[PROVIDED DATA]:
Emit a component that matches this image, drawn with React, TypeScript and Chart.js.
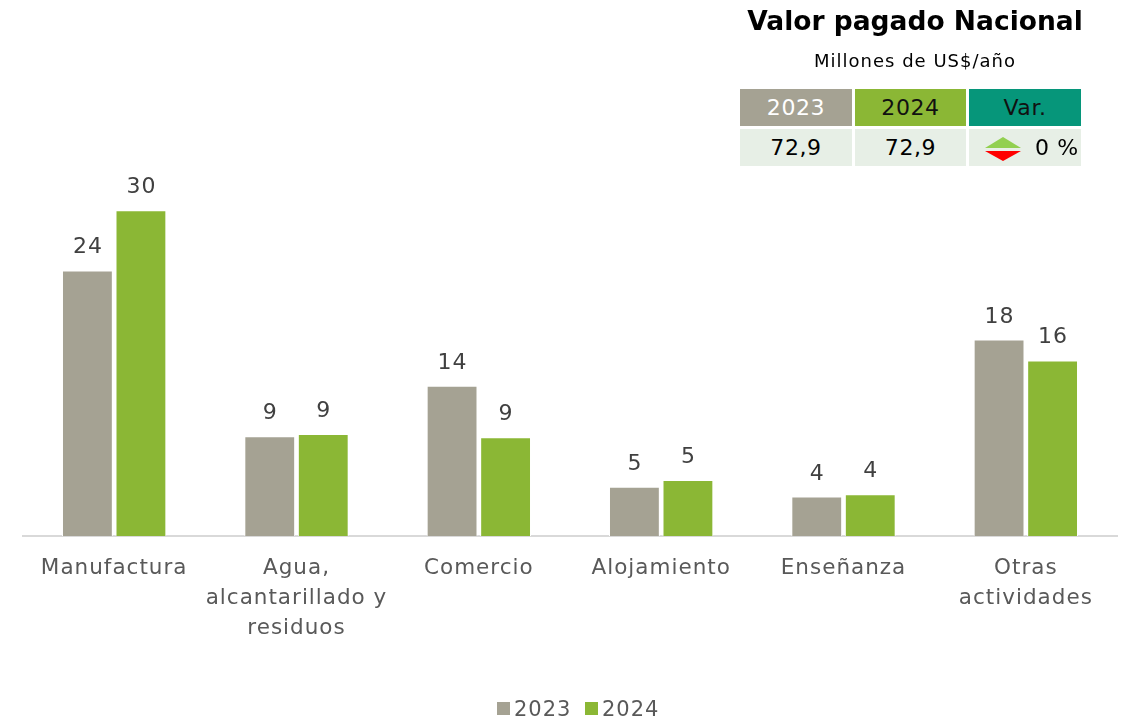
import React, { useEffect, useRef } from "react";
import { Chart, registerables } from "chart.js";

Chart.register(...registerables);

const categories: (string | string[])[] = [
  "Manufactura",
  ["Agua,", "alcantarillado y", "residuos"],
  "Comercio",
  "Alojamiento",
  "Enseñanza",
  ["Otras", "actividades"],
];
const values2023 = [24.2, 9.1, 13.7, 4.5, 3.6, 17.9];
const values2024 = [29.7, 9.3, 9.0, 5.1, 3.8, 16.0];
const seriesLabels = ["2023", "2024"];
const total2023 = "72,9";
const total2024 = "72,9";
const variation = "0 %";
const tableTitle = "Valor pagado Nacional";
const tableSubtitle = "Millones de US$/año";

const GRAY = "#A5A293";
const GREEN = "#8BB735";
const TEAL = "#06967A";
const LABEL_FONT = "'DejaVu Sans', sans-serif";

const spacingPlugin = {
  id: "letterSpacing",
  beforeInit(chart: any) {
    chart.ctx.letterSpacing = "1px";
  },
  beforeDraw(chart: any) {
    chart.ctx.letterSpacing = "1px";
  },
};

const dataLabelPlugin = {
  id: "dataLabels",
  afterDatasetsDraw(chart: any) {
    const ctx = chart.ctx;
    ctx.save();
    ctx.letterSpacing = "1px";
    ctx.font = `22px ${LABEL_FONT}`;
    ctx.fillStyle = "#404040";
    ctx.textAlign = "center";
    ctx.textBaseline = "alphabetic";
    chart.data.datasets.forEach((ds: any, di: number) => {
      const meta = chart.getDatasetMeta(di);
      meta.data.forEach((el: any, i: number) => {
        const v = ds.data[i];
        ctx.fillText(String(Math.round(v)), el.x + 0.5, el.y - 17);
      });
    });
    ctx.restore();
  },
};

export default function App() {
  const canvasRef = useRef<HTMLCanvasElement>(null);

  useEffect(() => {
    if (!canvasRef.current) return;
    const chart = new Chart(canvasRef.current, {
      type: "bar",
      data: {
        labels: categories as any,
        datasets: [
          {
            label: seriesLabels[0],
            data: values2023,
            backgroundColor: GRAY,
            borderColor: "#ffffff",
            borderWidth: 1,
            categoryPercentage: 0.587,
            barPercentage: 0.95,
          },
          {
            label: seriesLabels[1],
            data: values2024,
            backgroundColor: GREEN,
            borderColor: "#ffffff",
            borderWidth: 1,
            categoryPercentage: 0.587,
            barPercentage: 0.95,
          },
        ],
      },
      options: {
        responsive: false,
        animation: false,
        layout: { padding: { top: 152, left: 23, right: 18, bottom: 0 } },
        plugins: {
          legend: { display: false },
          tooltip: { enabled: false },
          title: { display: false },
        },
        scales: {
          x: {
            grid: { display: false, drawTicks: false },
            border: { display: true, color: "#D9D9D9", width: 2 },
            ticks: {
              color: "#595959",
              font: { family: LABEL_FONT, size: 21.5, lineHeight: 1.4 },
              padding: 17,
              maxRotation: 0,
              autoSkip: false,
            },
            afterFit(scale: any) {
              scale.height = 182;
            },
          },
          y: {
            display: false,
            min: 0,
            max: 35,
          },
        },
      },
      plugins: [spacingPlugin, dataLabelPlugin],
    });
    return () => chart.destroy();
  }, []);

  const cell: React.CSSProperties = {
    position: "absolute",
    height: 37,
    display: "flex",
    alignItems: "center",
    justifyContent: "center",
    fontFamily: LABEL_FONT,
    fontSize: 22,
    letterSpacing: "0.6px",
  };

  const legendText: React.CSSProperties = {
    position: "absolute",
    top: 696,
    fontFamily: LABEL_FONT,
    fontSize: 21,
    letterSpacing: "1px",
    color: "#595959",
    lineHeight: "26px",
  };

  return (
    <div style={{ position: "fixed", left: 0, top: 0, width: 1135, height: 718, background: "#fff" }}>
      <canvas ref={canvasRef} width={1135} height={718} style={{ display: "block" }} />
      <div
        style={{
          position: "absolute",
          left: 700,
          width: 430,
          top: 5,
          textAlign: "center",
          fontFamily: "'DejaVu Sans', sans-serif",
          fontWeight: "bold",
          fontSize: 26.5,
          color: "#000",
        }}
      >
        {tableTitle}
      </div>
      <div
        style={{
          position: "absolute",
          left: 700,
          width: 430,
          top: 50,
          textAlign: "center",
          fontFamily: LABEL_FONT,
          fontSize: 18,
          letterSpacing: "1px",
          color: "#000",
        }}
      >
        {tableSubtitle}
      </div>
      <div style={{ ...cell, left: 740, top: 89, width: 112, background: GRAY, color: "#fff" }}>{seriesLabels[0]}</div>
      <div style={{ ...cell, left: 855, top: 89, width: 111, background: GREEN, color: "#111" }}>{seriesLabels[1]}</div>
      <div style={{ ...cell, left: 969, top: 89, width: 112, background: TEAL, color: "#111" }}>Var.</div>
      <div style={{ ...cell, left: 740, top: 129, width: 112, background: "#E7EFE6", color: "#000" }}>{total2023}</div>
      <div style={{ ...cell, left: 855, top: 129, width: 111, background: "#E7EFE6", color: "#000" }}>{total2024}</div>
      <div style={{ ...cell, left: 969, top: 129, width: 112, background: "#E7EFE6", color: "#000", justifyContent: "flex-start" }}>
        <svg width={36} height={26} style={{ marginLeft: 16 }} viewBox="0 0 36 26">
          <polygon points="0,13 18,2 36,13" fill="#92D050" />
          <polygon points="0,16 36,16 18,26" fill="#FF0000" />
        </svg>
        <span style={{ marginLeft: 14 }}>{variation}</span>
      </div>
      <div style={{ position: "absolute", left: 497, top: 702, width: 13, height: 13, background: GRAY }} />
      <div style={{ ...legendText, left: 514 }}>{seriesLabels[0]}</div>
      <div style={{ position: "absolute", left: 585, top: 702, width: 13, height: 13, background: GREEN }} />
      <div style={{ ...legendText, left: 602 }}>{seriesLabels[1]}</div>
    </div>
  );
}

[EXERCISE TASK]:
Please take the lines from the beginning of the data above through the line holding "Chart.register(...registerables);" and transcribe them exactly, without any pictures.

[FINAL RESULT]:
Emit a component that matches this image, drawn with React, TypeScript and Chart.js.
import React, { useEffect, useRef } from "react";
import { Chart, registerables } from "chart.js";

Chart.register(...registerables);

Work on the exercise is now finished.